The fix was straightforward: hyphenated variants in the dictionary are now normalized to their non-hyphenated form during extraction, and the embedding engine records whether hyphenation was present in the original. The before-and-after test in tests/test_watermark_roundtrip.py confirms that all 151 classes now survive a full seal-open-extract cycle, including classes with hyphenated variants. This is the kind of bug that only surfaces when you test against real-world document formats rather than clean synthetic inputs.
The Fundamental Limitation
I want to be direct about what Layer 3 cannot do: it does not survive deliberate human paraphrasing. If a leaker reads the document, understands its content, and rewrites it in their own words, all three watermark layers are destroyed. The zero-width characters are gone because the text is new. The trailing whitespace is gone because the line structure is new. The synonym selections are gone because the leaker chose their own words.
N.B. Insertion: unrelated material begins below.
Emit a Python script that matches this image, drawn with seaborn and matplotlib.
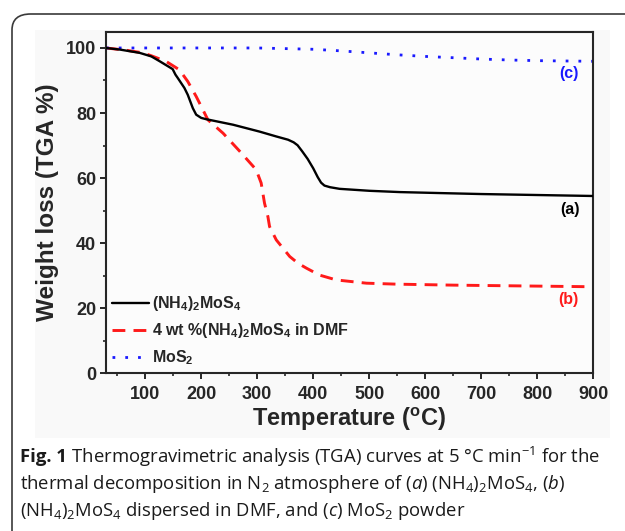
#%% ---- Load Packages ----
import pandas as pd
import numpy as np
import matplotlib
matplotlib.use("Agg")
import matplotlib.pyplot as plt
from matplotlib.patches import FancyBboxPatch, Rectangle
from matplotlib.lines import Line2D
import seaborn as sns

# %% ---- Data ----
temp_a = [30, 55, 90, 111, 126, 149, 154, 158, 170, 176, 185, 191, 200, 209, 257, 304, 334,
          355, 365, 372, 380, 390, 400, 408, 414, 420, 430, 447, 500, 555, 626, 700, 800, 900]
wl_a = [100, 99.5, 98.5, 97.4, 95.9, 93.5, 91.8, 90.8, 87.7, 85.6, 81.5, 79.5, 78.5, 78.1, 76.4, 74.3, 72.8,
        71.8, 71.0, 70.1, 68.3, 65.9, 63.0, 60.3, 58.6, 57.7, 57.2, 56.7, 56.1, 55.7, 55.4, 55.1, 54.8, 54.5]

temp_b = [30, 66, 96, 111, 137, 161, 176, 191, 203, 212, 239, 269, 298, 307, 313, 319, 322,
          334, 358, 373, 388, 411, 441, 495, 549, 650, 750, 900]
wl_b = [100, 99.3, 98.5, 97.6, 95.9, 93.3, 89.7, 85.1, 81, 77.9, 73.8, 68.2, 62.6, 58.5, 52.3, 48.2, 45.1,
        41, 35.9, 33.8, 32.3, 30.2, 28.7, 27.7, 27.4, 27.1, 26.9, 26.6]

temp_c = [30, 100, 200, 300, 350, 400, 450, 500, 550, 600, 650, 700, 750, 800, 850, 900]
wl_c = [100, 100, 100, 100, 99.8, 99.6, 99.1, 98.5, 97.9, 97.4, 97.0, 96.6, 96.3, 96.1, 96.0, 95.9]

labels = [r'(NH$_\mathbf{4}$)$_\mathbf{2}$MoS$_\mathbf{4}$',
          r'4 wt %(NH$_\mathbf{4}$)$_\mathbf{2}$MoS$_\mathbf{4}$ in DMF',
          r'MoS$_\mathbf{2}$']
tags = ['(a)', '(b)', '(c)']
tag_x = [858, 855, 857]
tag_y = [50.2, 22.6, 92.0]

caption_head = 'Fig. 1'
caption = [r' Thermogravimetric analysis (TGA) curves at 5 °C min$^{-1}$ for the',
           r'thermal decomposition in N$_2$ atmosphere of ($a$) (NH$_4$)$_2$MoS$_4$, ($b$)',
           r'(NH$_4$)$_2$MoS$_4$ dispersed in DMF, and ($c$) MoS$_2$ powder']

# %% ---- Style ----
sns.set_style("ticks")
plt.rcParams['font.family'] = ['Liberation Sans', 'DejaVu Sans']
plt.rcParams['mathtext.fontset'] = 'custom'
plt.rcParams['mathtext.rm'] = 'Open Sans'
plt.rcParams['mathtext.it'] = 'Open Sans:italic'
plt.rcParams['mathtext.bf'] = 'Liberation Sans:bold'

df_a = pd.DataFrame({'T': temp_a, 'W': wl_a})
df_b = pd.DataFrame({'T': temp_b, 'W': wl_b})
df_c = pd.DataFrame({'T': temp_c, 'W': wl_c})

W, H = 625, 531
fig = plt.figure(figsize=(W / 100, H / 100), dpi=100)
fig.patch.set_facecolor('white')

# rounded frame and pale chart panel
fig.patches.append(FancyBboxPatch((12 / W, -0.05), 1.2, (H - 14) / H + 0.05,
                                  boxstyle="round,pad=0,rounding_size=0.03",
                                  transform=fig.transFigure, fill=False,
                                  edgecolor='#3a3a3a', lw=1.2, zorder=-2))
fig.patches.append(Rectangle((35 / W, (H - 438) / H), 575 / W, 408 / H,
                             transform=fig.transFigure, facecolor='#f9f9f9',
                             edgecolor='none', zorder=-1))

ax = fig.add_axes([106 / W, (H - 373.3) / H, 487.3 / W, 341.6 / H])
ax.set_zorder(2)
ax.set_facecolor('#fcfcfc')

sns.lineplot(data=df_a, x='T', y='W', ax=ax, color='black', lw=1.7, zorder=3)
sns.lineplot(data=df_b, x='T', y='W', ax=ax, color='#ff1a1a', lw=2.1, zorder=2)
sns.lineplot(data=df_c, x='T', y='W', ax=ax, color='#1a1aff', lw=2.0, zorder=2)
lines = ax.get_lines()
lines[1].set_linestyle((0, (4.4, 2.8)))
lines[2].set_linestyle((0, (1, 3.6)))

ax.set_xlim(30, 900)
ax.set_ylim(0, 105)
ax.set_xticks(range(100, 901, 100))
ax.set_xticks(range(50, 901, 100), minor=True)
ax.set_yticks(range(0, 101, 20))
ax.set_yticks(range(10, 101, 20), minor=True)
ax.tick_params(which='major', direction='out', length=4, width=1.4, labelsize=13, pad=3)
ax.tick_params(axis='x', which='major', pad=5)
ax.tick_params(which='minor', direction='out', length=2.5, width=1.2)
for lab in ax.get_xticklabels() + ax.get_yticklabels():
    lab.set_fontweight('bold')
for s in ax.spines.values():
    s.set_linewidth(1.5)
    s.set_visible(True)

ax.set_xlabel(r'Temperature ($^\mathbf{o}$C)', fontsize=17, fontweight='bold', labelpad=2)
ax.set_ylabel('Weight loss (TGA %)', fontsize=17.5, fontweight='bold', labelpad=5)

for t, x, y, c in zip(tags, tag_x, tag_y, ['black', '#ff1a1a', '#1a1aff']):
    ax.text(x, y, t, color=c, fontsize=11.5, fontweight='bold', ha='center', va='center')

handles = [Line2D([], [], color='black', lw=1.7),
           Line2D([], [], color='#ff1a1a', lw=2.1, ls=(0, (4.4, 2.8))),
           Line2D([], [], color='#1a1aff', lw=2.0, ls=(0, (1, 3.6)))]
ax.legend(handles, labels, loc='lower left', frameon=False, prop={'weight': 'bold', 'size': 11.5},
          handlelength=2.3, handletextpad=0.15, labelspacing=0.5,
          borderaxespad=0.0, bbox_to_anchor=(0.0, 0.0))

# caption: bold head then the rest of the first line
cap_size = 13.3
head = fig.text(20 / W, 1 - 457 / H, caption_head, fontsize=cap_size, family='Open Sans',
                fontweight='bold', ha='left', va='center', color='#1a1a1a')
renderer = fig.canvas.get_renderer()
bb = head.get_window_extent(renderer=renderer)
for i, line in enumerate(caption):
    x0 = bb.x1 / W if i == 0 else 20 / W
    fig.text(x0, 1 - (457 + 27 * i) / H, line, fontsize=cap_size, family='Open Sans',
             fontweight='normal', ha='left', va='center', color='#1a1a1a')

fig.savefig('out.png', dpi=100)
This is not a bug; it is a fundamental limit of any text watermarking scheme. You cannot attribute a paraphrase to a specific recipient without solving the open problem of authorship attribution, which is a much harder problem with much weaker guarantees. Some commercial vendors imply that their watermarking survives paraphrasing. I have not seen convincing evidence of this, and I am skeptical of any claim that doesn't come with a peer-reviewed evaluation methodology.
What Oversight does guarantee is that removing all attribution requires active effort. The leaker cannot simply copy-paste, screenshot, or reformat. They must paraphrase, which takes time, introduces errors, and produces a derivative work that may be identifiable through other forensic means. Raising the cost of anonymous leaking is the realistic goal. Eliminating it entirely is not achievable with current techniques, and I prefer to say so plainly rather than overclaim.